— START —
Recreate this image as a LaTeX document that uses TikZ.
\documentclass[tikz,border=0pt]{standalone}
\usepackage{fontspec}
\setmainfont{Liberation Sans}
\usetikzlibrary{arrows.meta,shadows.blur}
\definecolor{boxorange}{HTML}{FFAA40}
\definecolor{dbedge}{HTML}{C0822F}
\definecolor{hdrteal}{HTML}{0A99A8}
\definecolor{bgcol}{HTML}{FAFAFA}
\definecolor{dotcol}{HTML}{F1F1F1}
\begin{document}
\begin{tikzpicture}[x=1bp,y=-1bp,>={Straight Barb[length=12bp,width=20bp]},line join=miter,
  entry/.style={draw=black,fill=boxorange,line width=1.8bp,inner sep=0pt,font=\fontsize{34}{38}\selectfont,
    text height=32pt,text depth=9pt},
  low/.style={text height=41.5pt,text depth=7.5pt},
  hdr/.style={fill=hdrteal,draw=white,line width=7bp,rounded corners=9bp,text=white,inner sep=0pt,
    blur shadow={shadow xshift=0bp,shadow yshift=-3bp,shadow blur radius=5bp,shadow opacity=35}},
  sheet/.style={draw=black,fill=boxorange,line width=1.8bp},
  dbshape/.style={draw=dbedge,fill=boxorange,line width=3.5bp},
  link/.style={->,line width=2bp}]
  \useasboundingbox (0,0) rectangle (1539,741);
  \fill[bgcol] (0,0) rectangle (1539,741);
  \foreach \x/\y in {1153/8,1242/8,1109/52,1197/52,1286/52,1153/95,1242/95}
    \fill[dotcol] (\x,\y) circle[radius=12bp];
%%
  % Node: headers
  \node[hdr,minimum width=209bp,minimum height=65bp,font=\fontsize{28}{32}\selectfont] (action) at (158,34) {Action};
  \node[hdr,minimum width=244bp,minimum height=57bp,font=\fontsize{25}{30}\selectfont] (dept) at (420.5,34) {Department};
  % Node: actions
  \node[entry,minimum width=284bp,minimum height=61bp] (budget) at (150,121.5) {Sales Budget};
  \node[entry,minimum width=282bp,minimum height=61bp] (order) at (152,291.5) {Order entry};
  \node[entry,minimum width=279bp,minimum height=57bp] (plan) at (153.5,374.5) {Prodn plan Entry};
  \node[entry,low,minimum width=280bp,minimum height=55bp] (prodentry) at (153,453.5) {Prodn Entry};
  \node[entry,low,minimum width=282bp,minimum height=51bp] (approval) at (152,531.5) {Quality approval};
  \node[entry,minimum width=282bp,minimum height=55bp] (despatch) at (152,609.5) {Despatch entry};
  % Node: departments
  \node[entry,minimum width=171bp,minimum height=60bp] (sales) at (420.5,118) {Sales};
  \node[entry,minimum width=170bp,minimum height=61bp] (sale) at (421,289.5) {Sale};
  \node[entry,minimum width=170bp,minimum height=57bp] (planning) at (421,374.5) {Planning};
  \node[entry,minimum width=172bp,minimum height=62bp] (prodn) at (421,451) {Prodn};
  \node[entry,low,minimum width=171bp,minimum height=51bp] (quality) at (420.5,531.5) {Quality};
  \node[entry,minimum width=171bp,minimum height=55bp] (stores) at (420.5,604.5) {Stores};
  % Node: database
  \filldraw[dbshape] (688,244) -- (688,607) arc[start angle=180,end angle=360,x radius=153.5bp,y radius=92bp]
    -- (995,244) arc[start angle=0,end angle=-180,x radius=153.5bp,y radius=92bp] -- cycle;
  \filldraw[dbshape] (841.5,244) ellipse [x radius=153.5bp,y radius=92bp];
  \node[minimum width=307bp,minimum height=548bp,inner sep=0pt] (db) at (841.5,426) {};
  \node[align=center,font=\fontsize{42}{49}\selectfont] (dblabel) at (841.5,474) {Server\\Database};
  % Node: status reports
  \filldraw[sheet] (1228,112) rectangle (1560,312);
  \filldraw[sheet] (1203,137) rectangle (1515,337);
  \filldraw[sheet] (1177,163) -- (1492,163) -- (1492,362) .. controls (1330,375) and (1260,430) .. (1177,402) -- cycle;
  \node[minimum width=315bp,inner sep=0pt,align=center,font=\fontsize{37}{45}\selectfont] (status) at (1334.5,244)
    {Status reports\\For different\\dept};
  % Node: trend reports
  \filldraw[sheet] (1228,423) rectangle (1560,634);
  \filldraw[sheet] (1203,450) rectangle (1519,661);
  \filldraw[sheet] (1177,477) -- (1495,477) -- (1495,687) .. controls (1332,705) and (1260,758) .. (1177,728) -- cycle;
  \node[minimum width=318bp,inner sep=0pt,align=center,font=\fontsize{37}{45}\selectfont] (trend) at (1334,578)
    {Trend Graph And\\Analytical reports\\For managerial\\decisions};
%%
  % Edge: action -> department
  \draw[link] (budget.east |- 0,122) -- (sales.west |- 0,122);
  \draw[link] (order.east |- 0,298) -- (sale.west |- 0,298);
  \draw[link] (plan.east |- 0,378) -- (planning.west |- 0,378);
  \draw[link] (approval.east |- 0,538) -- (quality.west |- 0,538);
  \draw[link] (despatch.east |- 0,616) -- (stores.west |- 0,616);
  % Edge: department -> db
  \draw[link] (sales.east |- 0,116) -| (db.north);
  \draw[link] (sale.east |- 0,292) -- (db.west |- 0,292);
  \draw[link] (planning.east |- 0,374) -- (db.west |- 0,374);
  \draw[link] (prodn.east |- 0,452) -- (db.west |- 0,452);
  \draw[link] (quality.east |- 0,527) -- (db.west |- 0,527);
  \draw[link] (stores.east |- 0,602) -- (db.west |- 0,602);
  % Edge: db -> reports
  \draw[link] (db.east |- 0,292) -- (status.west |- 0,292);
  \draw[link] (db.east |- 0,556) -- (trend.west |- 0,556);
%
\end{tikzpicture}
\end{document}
— END —
**WHAT IS ASKED**: Write down every line of the data exactly as it appears above.

**EXERCISE RESPONSE**:
Recreate this image as a LaTeX document that uses TikZ.
\documentclass[tikz,border=0pt]{standalone}
\usepackage{fontspec}
\setmainfont{Liberation Sans}
\usetikzlibrary{arrows.meta,shadows.blur}
\definecolor{boxorange}{HTML}{FFAA40}
\definecolor{dbedge}{HTML}{C0822F}
\definecolor{hdrteal}{HTML}{0A99A8}
\definecolor{bgcol}{HTML}{FAFAFA}
\definecolor{dotcol}{HTML}{F1F1F1}
\begin{document}
\begin{tikzpicture}[x=1bp,y=-1bp,>={Straight Barb[length=12bp,width=20bp]},line join=miter,
  entry/.style={draw=black,fill=boxorange,line width=1.8bp,inner sep=0pt,font=\fontsize{34}{38}\selectfont,
    text height=32pt,text depth=9pt},
  low/.style={text height=41.5pt,text depth=7.5pt},
  hdr/.style={fill=hdrteal,draw=white,line width=7bp,rounded corners=9bp,text=white,inner sep=0pt,
    blur shadow={shadow xshift=0bp,shadow yshift=-3bp,shadow blur radius=5bp,shadow opacity=35}},
  sheet/.style={draw=black,fill=boxorange,line width=1.8bp},
  dbshape/.style={draw=dbedge,fill=boxorange,line width=3.5bp},
  link/.style={->,line width=2bp}]
  \useasboundingbox (0,0) rectangle (1539,741);
  \fill[bgcol] (0,0) rectangle (1539,741);
  \foreach \x/\y in {1153/8,1242/8,1109/52,1197/52,1286/52,1153/95,1242/95}
    \fill[dotcol] (\x,\y) circle[radius=12bp];
%%
  % Node: headers
  \node[hdr,minimum width=209bp,minimum height=65bp,font=\fontsize{28}{32}\selectfont] (action) at (158,34) {Action};
  \node[hdr,minimum width=244bp,minimum height=57bp,font=\fontsize{25}{30}\selectfont] (dept) at (420.5,34) {Department};
  % Node: actions
  \node[entry,minimum width=284bp,minimum height=61bp] (budget) at (150,121.5) {Sales Budget};
  \node[entry,minimum width=282bp,minimum height=61bp] (order) at (152,291.5) {Order entry};
  \node[entry,minimum width=279bp,minimum height=57bp] (plan) at (153.5,374.5) {Prodn plan Entry};
  \node[entry,low,minimum width=280bp,minimum height=55bp] (prodentry) at (153,453.5) {Prodn Entry};
  \node[entry,low,minimum width=282bp,minimum height=51bp] (approval) at (152,531.5) {Quality approval};
  \node[entry,minimum width=282bp,minimum height=55bp] (despatch) at (152,609.5) {Despatch entry};
  % Node: departments
  \node[entry,minimum width=171bp,minimum height=60bp] (sales) at (420.5,118) {Sales};
  \node[entry,minimum width=170bp,minimum height=61bp] (sale) at (421,289.5) {Sale};
  \node[entry,minimum width=170bp,minimum height=57bp] (planning) at (421,374.5) {Planning};
  \node[entry,minimum width=172bp,minimum height=62bp] (prodn) at (421,451) {Prodn};
  \node[entry,low,minimum width=171bp,minimum height=51bp] (quality) at (420.5,531.5) {Quality};
  \node[entry,minimum width=171bp,minimum height=55bp] (stores) at (420.5,604.5) {Stores};
  % Node: database
  \filldraw[dbshape] (688,244) -- (688,607) arc[start angle=180,end angle=360,x radius=153.5bp,y radius=92bp]
    -- (995,244) arc[start angle=0,end angle=-180,x radius=153.5bp,y radius=92bp] -- cycle;
  \filldraw[dbshape] (841.5,244) ellipse [x radius=153.5bp,y radius=92bp];
  \node[minimum width=307bp,minimum height=548bp,inner sep=0pt] (db) at (841.5,426) {};
  \node[align=center,font=\fontsize{42}{49}\selectfont] (dblabel) at (841.5,474) {Server\\Database};
  % Node: status reports
  \filldraw[sheet] (1228,112) rectangle (1560,312);
  \filldraw[sheet] (1203,137) rectangle (1515,337);
  \filldraw[sheet] (1177,163) -- (1492,163) -- (1492,362) .. controls (1330,375) and (1260,430) .. (1177,402) -- cycle;
  \node[minimum width=315bp,inner sep=0pt,align=center,font=\fontsize{37}{45}\selectfont] (status) at (1334.5,244)
    {Status reports\\For different\\dept};
  % Node: trend reports
  \filldraw[sheet] (1228,423) rectangle (1560,634);
  \filldraw[sheet] (1203,450) rectangle (1519,661);
  \filldraw[sheet] (1177,477) -- (1495,477) -- (1495,687) .. controls (1332,705) and (1260,758) .. (1177,728) -- cycle;
  \node[minimum width=318bp,inner sep=0pt,align=center,font=\fontsize{37}{45}\selectfont] (trend) at (1334,578)
    {Trend Graph And\\Analytical reports\\For managerial\\decisions};
%%
  % Edge: action -> department
  \draw[link] (budget.east |- 0,122) -- (sales.west |- 0,122);
  \draw[link] (order.east |- 0,298) -- (sale.west |- 0,298);
  \draw[link] (plan.east |- 0,378) -- (planning.west |- 0,378);
  \draw[link] (approval.east |- 0,538) -- (quality.west |- 0,538);
  \draw[link] (despatch.east |- 0,616) -- (stores.west |- 0,616);
  % Edge: department -> db
  \draw[link] (sales.east |- 0,116) -| (db.north);
  \draw[link] (sale.east |- 0,292) -- (db.west |- 0,292);
  \draw[link] (planning.east |- 0,374) -- (db.west |- 0,374);
  \draw[link] (prodn.east |- 0,452) -- (db.west |- 0,452);
  \draw[link] (quality.east |- 0,527) -- (db.west |- 0,527);
  \draw[link] (stores.east |- 0,602) -- (db.west |- 0,602);
  % Edge: db -> reports
  \draw[link] (db.east |- 0,292) -- (status.west |- 0,292);
  \draw[link] (db.east |- 0,556) -- (trend.west |- 0,556);
%
\end{tikzpicture}
\end{document}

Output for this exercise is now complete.